DATA EXTRACT
═══

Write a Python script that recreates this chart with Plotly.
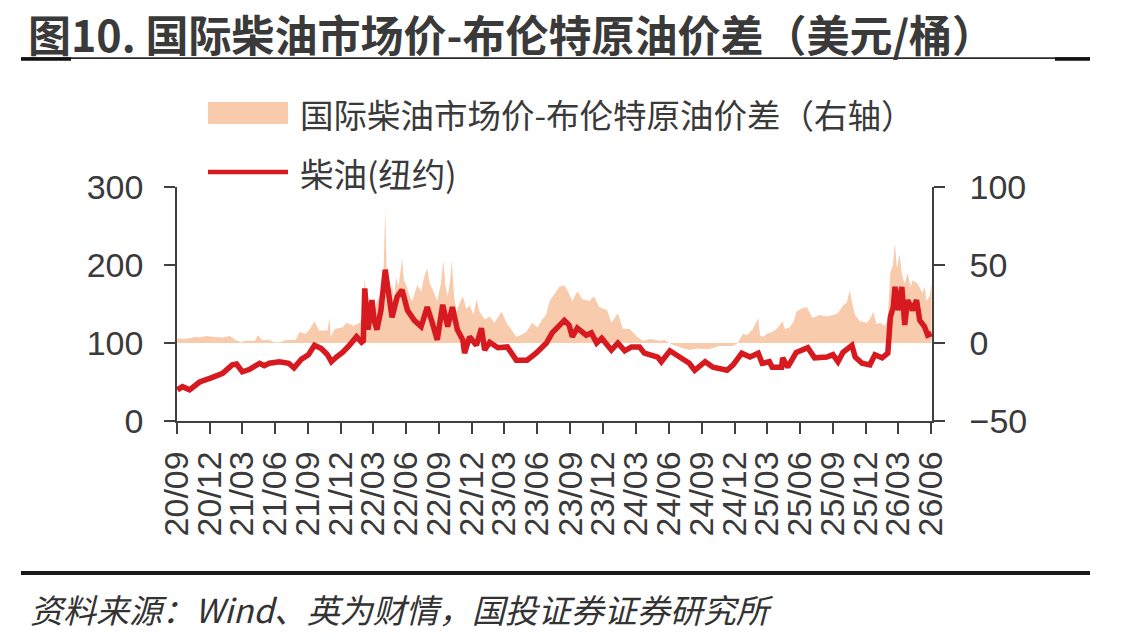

═══

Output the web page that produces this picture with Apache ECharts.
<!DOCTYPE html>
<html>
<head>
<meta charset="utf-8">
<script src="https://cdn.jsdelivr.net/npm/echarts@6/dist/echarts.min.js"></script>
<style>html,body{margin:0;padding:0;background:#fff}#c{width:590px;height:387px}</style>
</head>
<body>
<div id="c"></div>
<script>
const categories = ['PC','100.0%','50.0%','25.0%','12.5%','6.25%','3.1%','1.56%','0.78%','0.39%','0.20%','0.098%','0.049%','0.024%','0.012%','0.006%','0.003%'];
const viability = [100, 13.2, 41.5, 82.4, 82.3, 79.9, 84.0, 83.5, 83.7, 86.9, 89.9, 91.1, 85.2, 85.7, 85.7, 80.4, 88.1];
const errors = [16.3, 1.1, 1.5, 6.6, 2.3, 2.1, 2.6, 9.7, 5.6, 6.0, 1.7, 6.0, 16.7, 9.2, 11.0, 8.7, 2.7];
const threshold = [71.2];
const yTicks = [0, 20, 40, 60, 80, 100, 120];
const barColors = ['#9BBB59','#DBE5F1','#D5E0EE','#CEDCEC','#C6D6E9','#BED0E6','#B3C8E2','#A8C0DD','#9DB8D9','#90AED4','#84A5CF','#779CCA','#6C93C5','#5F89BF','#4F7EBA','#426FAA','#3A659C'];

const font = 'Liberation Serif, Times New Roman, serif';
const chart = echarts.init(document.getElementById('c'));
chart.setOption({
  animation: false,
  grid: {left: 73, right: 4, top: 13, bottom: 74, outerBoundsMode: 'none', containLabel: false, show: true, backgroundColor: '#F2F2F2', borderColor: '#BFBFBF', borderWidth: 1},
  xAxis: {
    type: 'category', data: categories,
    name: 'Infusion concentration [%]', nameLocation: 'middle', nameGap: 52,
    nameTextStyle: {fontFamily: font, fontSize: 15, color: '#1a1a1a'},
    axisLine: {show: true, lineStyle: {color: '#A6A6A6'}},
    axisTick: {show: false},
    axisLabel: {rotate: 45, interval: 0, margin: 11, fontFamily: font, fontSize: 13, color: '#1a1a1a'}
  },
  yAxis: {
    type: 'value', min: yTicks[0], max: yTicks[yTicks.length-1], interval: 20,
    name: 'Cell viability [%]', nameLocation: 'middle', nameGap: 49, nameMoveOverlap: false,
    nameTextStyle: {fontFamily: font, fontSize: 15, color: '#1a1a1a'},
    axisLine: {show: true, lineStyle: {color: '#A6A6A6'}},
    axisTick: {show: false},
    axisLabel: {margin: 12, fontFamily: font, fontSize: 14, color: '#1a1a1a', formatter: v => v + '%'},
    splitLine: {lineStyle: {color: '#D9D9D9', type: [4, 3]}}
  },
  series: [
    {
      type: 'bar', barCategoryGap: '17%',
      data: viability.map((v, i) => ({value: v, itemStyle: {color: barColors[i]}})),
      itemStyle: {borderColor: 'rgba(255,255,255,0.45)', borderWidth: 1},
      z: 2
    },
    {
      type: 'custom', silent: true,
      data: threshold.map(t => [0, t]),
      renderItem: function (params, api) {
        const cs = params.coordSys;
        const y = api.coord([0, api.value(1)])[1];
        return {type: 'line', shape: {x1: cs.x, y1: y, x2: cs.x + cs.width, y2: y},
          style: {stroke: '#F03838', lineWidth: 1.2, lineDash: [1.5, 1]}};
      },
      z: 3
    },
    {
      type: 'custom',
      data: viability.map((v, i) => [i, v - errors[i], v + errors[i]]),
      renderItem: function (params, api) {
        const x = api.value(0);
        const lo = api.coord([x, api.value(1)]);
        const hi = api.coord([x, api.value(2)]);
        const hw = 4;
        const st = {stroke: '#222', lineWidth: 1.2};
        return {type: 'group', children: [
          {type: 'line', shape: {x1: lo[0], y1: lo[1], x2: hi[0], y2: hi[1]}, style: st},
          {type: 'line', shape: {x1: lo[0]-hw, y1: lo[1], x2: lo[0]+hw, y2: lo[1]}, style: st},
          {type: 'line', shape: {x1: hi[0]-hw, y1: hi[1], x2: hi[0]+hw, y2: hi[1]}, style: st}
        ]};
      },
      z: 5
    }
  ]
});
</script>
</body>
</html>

═══

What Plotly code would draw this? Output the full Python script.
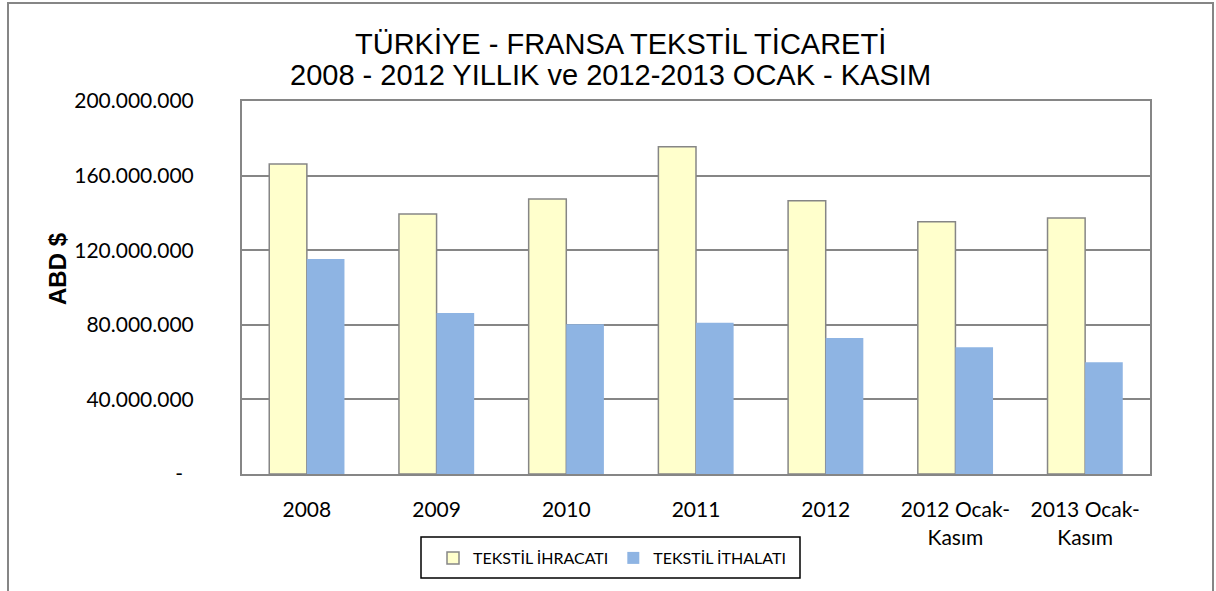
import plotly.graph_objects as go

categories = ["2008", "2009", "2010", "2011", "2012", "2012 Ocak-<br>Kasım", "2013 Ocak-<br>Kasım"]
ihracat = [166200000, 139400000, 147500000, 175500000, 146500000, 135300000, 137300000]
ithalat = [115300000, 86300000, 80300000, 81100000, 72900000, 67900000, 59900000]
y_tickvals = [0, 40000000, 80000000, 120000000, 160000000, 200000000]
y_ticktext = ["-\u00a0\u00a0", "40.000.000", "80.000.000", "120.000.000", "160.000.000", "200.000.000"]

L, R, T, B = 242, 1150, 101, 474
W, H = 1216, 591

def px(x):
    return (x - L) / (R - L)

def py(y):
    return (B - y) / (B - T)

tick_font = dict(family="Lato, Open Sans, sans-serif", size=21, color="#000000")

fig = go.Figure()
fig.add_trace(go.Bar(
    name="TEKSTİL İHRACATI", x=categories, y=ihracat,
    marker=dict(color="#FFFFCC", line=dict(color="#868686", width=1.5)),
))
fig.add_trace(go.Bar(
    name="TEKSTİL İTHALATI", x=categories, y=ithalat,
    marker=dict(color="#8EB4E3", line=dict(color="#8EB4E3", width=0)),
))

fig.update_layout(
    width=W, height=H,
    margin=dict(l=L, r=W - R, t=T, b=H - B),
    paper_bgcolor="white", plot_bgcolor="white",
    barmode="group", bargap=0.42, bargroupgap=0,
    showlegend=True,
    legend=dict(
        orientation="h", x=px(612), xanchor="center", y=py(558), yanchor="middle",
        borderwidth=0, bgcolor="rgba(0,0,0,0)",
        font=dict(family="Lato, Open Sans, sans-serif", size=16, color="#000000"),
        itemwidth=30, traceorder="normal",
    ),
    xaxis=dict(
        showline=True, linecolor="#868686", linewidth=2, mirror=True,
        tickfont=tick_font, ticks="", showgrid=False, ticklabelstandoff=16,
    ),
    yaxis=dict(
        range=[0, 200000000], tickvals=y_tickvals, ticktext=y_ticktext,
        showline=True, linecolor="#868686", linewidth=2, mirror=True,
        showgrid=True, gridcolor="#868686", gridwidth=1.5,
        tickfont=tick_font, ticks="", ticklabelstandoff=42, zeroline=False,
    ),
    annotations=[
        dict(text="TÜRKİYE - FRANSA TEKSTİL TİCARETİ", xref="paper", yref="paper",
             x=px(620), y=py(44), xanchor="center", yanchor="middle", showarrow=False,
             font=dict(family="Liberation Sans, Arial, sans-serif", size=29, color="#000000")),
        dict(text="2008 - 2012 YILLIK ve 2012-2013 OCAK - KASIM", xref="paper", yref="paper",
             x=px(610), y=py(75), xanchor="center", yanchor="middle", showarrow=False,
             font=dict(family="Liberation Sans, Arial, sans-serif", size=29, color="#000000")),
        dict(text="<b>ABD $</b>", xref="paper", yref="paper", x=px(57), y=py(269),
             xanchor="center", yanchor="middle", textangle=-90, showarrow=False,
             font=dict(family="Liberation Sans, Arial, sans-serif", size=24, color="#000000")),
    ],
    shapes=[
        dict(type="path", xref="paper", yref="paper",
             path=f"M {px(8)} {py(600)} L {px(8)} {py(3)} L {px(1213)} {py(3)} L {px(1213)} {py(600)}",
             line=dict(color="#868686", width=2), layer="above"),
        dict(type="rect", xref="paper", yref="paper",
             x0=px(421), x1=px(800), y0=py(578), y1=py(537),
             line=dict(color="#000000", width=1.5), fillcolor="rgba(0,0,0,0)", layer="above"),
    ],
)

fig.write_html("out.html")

═══

GOAL
Copy out every line from the material above in which the word "Python" appears.

TASK RESPONSE
Write a Python script that recreates this chart with Plotly.
What Plotly code would draw this? Output the full Python script.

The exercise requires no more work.